Dieser Unterschied zu privaten Unternehmen ist ganz entscheidend, hebt Jordan hervor. Wie kommt es dazu? Während ein Unternehmen einen Kredit aufnimmt, wobei Zins, Laufzeit und Kredithöhe vertraglich definiert sind, besteht das FK der SNB i.d.R. hauptsächlich aus den in Verkehr gesetzten Banknoten und den Sichtgutaben der Banken (sog. Giroguthaben) bei der SNB.

Diese zwei Komponenten ergeben zusammen die Notenbankgeldmenge, was sich mit Schulden eines gewöhnlichen Unternehmens nicht vergleichen lässt. Die SNB leistet auf diesen Verbindlichkeiten keinen Zins. Und die Laufzeit ist nicht begrenzt und die „Kredithöhe“ kann von der SNB bestimmt werden.

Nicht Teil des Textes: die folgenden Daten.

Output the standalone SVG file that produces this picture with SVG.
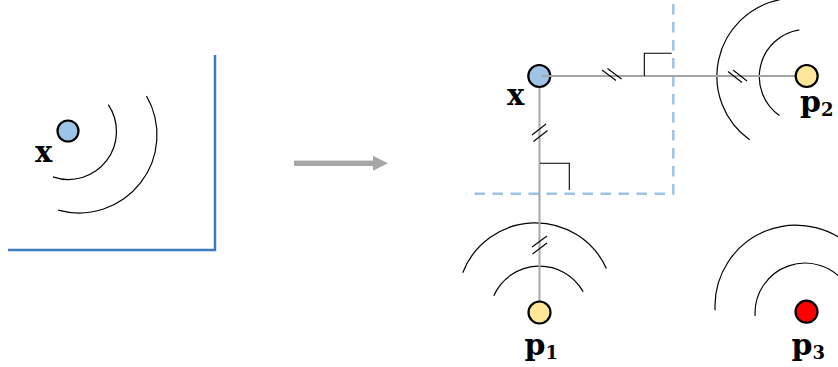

Im Unterschied zu einem privaten Unternehmen oder einer Geschäftsbank hat sich die SNB in ihren geldpolitischen Entscheiden nie von Gewinnüberlegungen leiten zu lassen. Sie hat vielmehr die Preisstabilität zu gewährleisten und dabei der konjunkturellen Entwicklung Rechnung zu tragen.

Da es sich bei Noten und Giroguthaben um gesetzliche Zahlungsmittel handelt, sind diese Verbindlichkeiten nicht einforderbar.

Wenn z.B. Sie der SNB eine Banknote zurückgeben wollen und den entsprechenden Gegenwert einfordern, händigt Ihnen die SNB einzig eine neue Banknote mit gleichem Nennwert aus. Sie haben also keinen Anspruch darauf, eine Banknote im Austausch gegen einen anderen Vermögenswert zurückzugeben.

Ein anderes Beispiel: Wenn eine Bank ihre Banknoten „einlösen“ will, so bekommt sie eine Gutschrift auf ihrem Girokonto. Die Notenbankgeldmenge bleibt unverändert.

(II) Die SNB hat von Gesetzes wegen das Recht, ausstehende Forderungen mit der Schöpfung von Franken „aus dem Nichts“ zu begleichen. Man spricht in diesem Zusammenhang auch davon, dass eine Zentralbank „Geld drucken“ kann, erklärt Jordan. Die SNB gerät also dank dieser autonomen Geldschöpfungsmöglichkeit, dem Notenmonopol nicht in Liquiditätsengpässe.

1 Kommentar:

weico hat gesagt…

Vielleicht sollte Herr Jordan mal bei James Steuart (An Enquiry into the Principles of Political Economy) oder Walter Bagehot(Lombard Street - A Description of the Money Market) nachlesen.

Eigenkapital ist für eine Zentralbank nur solange eine nachrangige Grösse,WENN die eingereichten Sicherheiten ihre emittierten Noten auch "decken".